___ Stored data ___

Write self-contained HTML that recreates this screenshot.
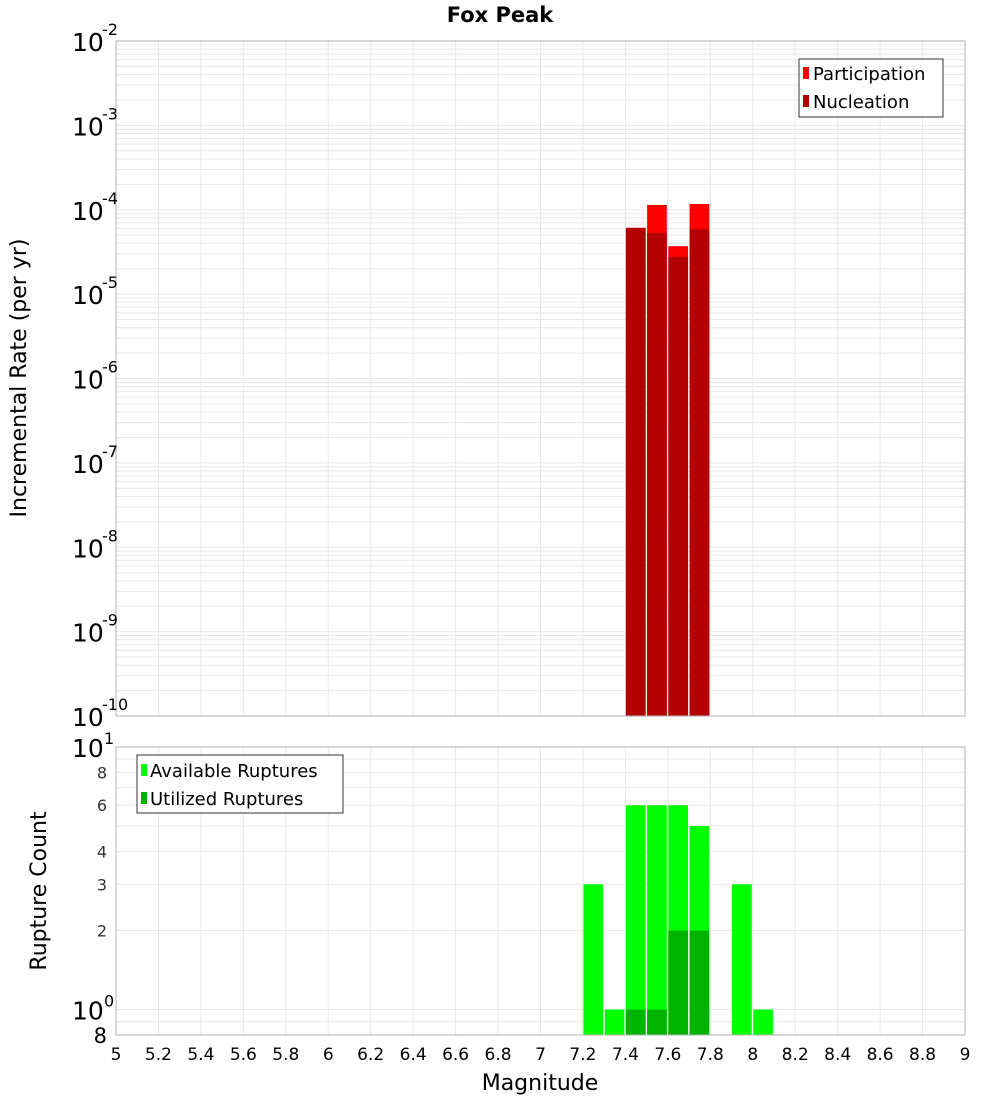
<!DOCTYPE html>
<html><head><meta charset="utf-8"><style>body{margin:0;background:#fff}svg{display:block;font-family:"DejaVu Sans","Liberation Sans",sans-serif}</style></head>
<body>
<svg id="c" width="1000" height="1100" xmlns="http://www.w3.org/2000/svg">
<text x="500" y="22" text-anchor="middle" font-size="21" font-weight="bold">Fox Peak</text>
<text transform="translate(26,378) rotate(-90)" text-anchor="middle" font-size="22">Incremental Rate (per yr)</text>
<text transform="translate(46,891) rotate(-90)" text-anchor="middle" font-size="22">Rupture Count</text>
<text x="540" y="1090" text-anchor="middle" font-size="22">Magnitude</text>
<g id="g"></g>
</svg>
<script>
const binStarts=[7.2,7.3,7.4,7.5,7.6,7.7,7.8,7.9,8.0];
const nuclMags=[7.4,7.5,7.6,7.7];
const nuclVals=[6.1e-5,5.3e-5,2.75e-5,5.9e-5];
const partVals=[6.1e-5,1.14e-4,3.7e-5,1.17e-4];
const availMags=[7.2,7.3,7.4,7.5,7.6,7.7,7.9,8.0];
const availVals=[3,1,6,6,6,5,3,1];
const utilMags=[7.4,7.5,7.6,7.7];
const utilVals=[1,1,2,2];
const xTicks=[5,5.2,5.4,5.6,5.8,6,6.2,6.4,6.6,6.8,7,7.2,7.4,7.6,7.8,8,8.2,8.4,8.6,8.8,9];
const topExps=[-2,-3,-4,-5,-6,-7,-8,-9,-10];
const botTicks=[8,6,4,3,2];

const NS="http://www.w3.org/2000/svg",G=document.getElementById('g');
function el(t,a,txt){const e=document.createElementNS(NS,t);for(const k in a)e.setAttribute(k,a[k]);if(txt!==undefined)e.textContent=txt;G.appendChild(e);return e;}
const L=116,R=965,T1=41,B1=716,T2=747,B2=1035;
const x=m=>L+(m-5)/4*(R-L);
const y1=v=>T1+(-2-Math.log10(v))/8*(B1-T1);
const y2=v=>T2+(1-Math.log10(v))/(1-Math.log10(0.8))*(B2-T2);
// panels
let e=el('rect',{x:L,y:T1,width:R-L,height:B1-T1,fill:'#fff'});

e=el('rect',{x:L,y:T2,width:R-L,height:B2-T2,fill:'#fff'});

// grids
for(const t of xTicks){for(const [a,b] of [[T1,B1],[T2,B2]]){e=el('line',{x1:x(t),x2:x(t),y1:a,y2:b,stroke:'#e8e8e8'});
}}
for(let d=-10;d<-2;d++)for(let k=1;k<10;k++){const yy=y1(k*Math.pow(10,d));e=el('line',{x1:L,x2:R,y1:yy,y2:yy,stroke:'#e8e8e8'});
}
for(const v of [0.8,0.9,1,2,3,4,5,6,7,8,9]){const yy=y2(v);e=el('line',{x1:L,x2:R,y1:yy,y2:yy,stroke:'#e8e8e8'});
}
// top bars
partVals.forEach((v,i)=>{const m=nuclMags[i];e=el('rect',{x:x(m)+0.5,y:y1(v),width:x(m+0.1)-x(m)-1.5,height:B1-y1(v),fill:'#ff0000'});
});
nuclVals.forEach((v,i)=>{const m=nuclMags[i];e=el('rect',{x:x(m)+0.5,y:y1(v),width:x(m+0.1)-x(m)-1.5,height:B1-y1(v),fill:'#b30000'});
});
// bottom bars
availVals.forEach((v,i)=>{const m=availMags[i];e=el('rect',{x:x(m)+0.5,y:y2(v),width:x(m+0.1)-x(m)-1.5,height:B2-y2(v),fill:'#00ff00'});
});
utilVals.forEach((v,i)=>{const m=utilMags[i];e=el('rect',{x:x(m)+0.5,y:y2(v),width:x(m+0.1)-x(m)-1.5,height:B2-y2(v),fill:'#00b300'});
});
// borders
for(const [a,b] of [[T1,B1],[T2,B2]]){e=el('rect',{x:L,y:a,width:R-L,height:b-a,fill:'none',stroke:'#b0b0b0'});
}
// x ticks
for(const t of xTicks){e=el('text',{x:x(t),y:1060,'text-anchor':'middle','font-size':17},String(t));
}
// top y ticks
for(const d of topExps){const yy=y1(Math.pow(10,d));e=el('text',{x:72,y:yy+10,'font-size':25},'10');

e=el('text',{x:102,y:yy-6,'font-size':16},String(d));
}
// bottom y ticks
e=el('text',{x:72,y:y2(10)+10,'font-size':25},'10');
e=el('text',{x:104,y:y2(10)-3,'font-size':16},'1');
e=el('text',{x:72,y:y2(1)+10,'font-size':25},'10');
e=el('text',{x:104,y:y2(1)-3,'font-size':16},'0');
e=el('text',{x:107,y:y2(0.8)+8,'font-size':21,'text-anchor':'end'},'8');
for(const v of botTicks){e=el('text',{x:107,y:y2(v)+6,'font-size':16,'text-anchor':'end',fill:'#333'},String(v));
}
// legends
e=el('rect',{x:799,y:59,width:144,height:58,fill:'#fff',stroke:'#333'});
e=el('rect',{x:803,y:67,width:6,height:12,fill:'#ff0000'});
e=el('text',{x:813,y:80,'font-size':18},'Participation');
e=el('rect',{x:803,y:95,width:6,height:12,fill:'#b30000'});
e=el('text',{x:813,y:108,'font-size':18},'Nucleation');
e=el('rect',{x:137,y:755,width:206,height:58,fill:'#fff',stroke:'#333'});
e=el('rect',{x:141,y:764,width:6,height:12,fill:'#00ff00'});
e=el('text',{x:150,y:777,'font-size':18},'Available Ruptures');
e=el('rect',{x:141,y:792,width:6,height:12,fill:'#00b300'});
e=el('text',{x:150,y:805,'font-size':18},'Utilized Ruptures');
</script>
</body></html>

___

*What this task involves:* Leave out any pictures, please, and quote only the lines from the top of the data through the line that contains "const botTicks=[8,6,4,3,2];".

*Exercise answer:*
Write self-contained HTML that recreates this screenshot.
<!DOCTYPE html>
<html><head><meta charset="utf-8"><style>body{margin:0;background:#fff}svg{display:block;font-family:"DejaVu Sans","Liberation Sans",sans-serif}</style></head>
<body>
<svg id="c" width="1000" height="1100" xmlns="http://www.w3.org/2000/svg">
<text x="500" y="22" text-anchor="middle" font-size="21" font-weight="bold">Fox Peak</text>
<text transform="translate(26,378) rotate(-90)" text-anchor="middle" font-size="22">Incremental Rate (per yr)</text>
<text transform="translate(46,891) rotate(-90)" text-anchor="middle" font-size="22">Rupture Count</text>
<text x="540" y="1090" text-anchor="middle" font-size="22">Magnitude</text>
<g id="g"></g>
</svg>
<script>
const binStarts=[7.2,7.3,7.4,7.5,7.6,7.7,7.8,7.9,8.0];
const nuclMags=[7.4,7.5,7.6,7.7];
const nuclVals=[6.1e-5,5.3e-5,2.75e-5,5.9e-5];
const partVals=[6.1e-5,1.14e-4,3.7e-5,1.17e-4];
const availMags=[7.2,7.3,7.4,7.5,7.6,7.7,7.9,8.0];
const availVals=[3,1,6,6,6,5,3,1];
const utilMags=[7.4,7.5,7.6,7.7];
const utilVals=[1,1,2,2];
const xTicks=[5,5.2,5.4,5.6,5.8,6,6.2,6.4,6.6,6.8,7,7.2,7.4,7.6,7.8,8,8.2,8.4,8.6,8.8,9];
const topExps=[-2,-3,-4,-5,-6,-7,-8,-9,-10];
const botTicks=[8,6,4,3,2];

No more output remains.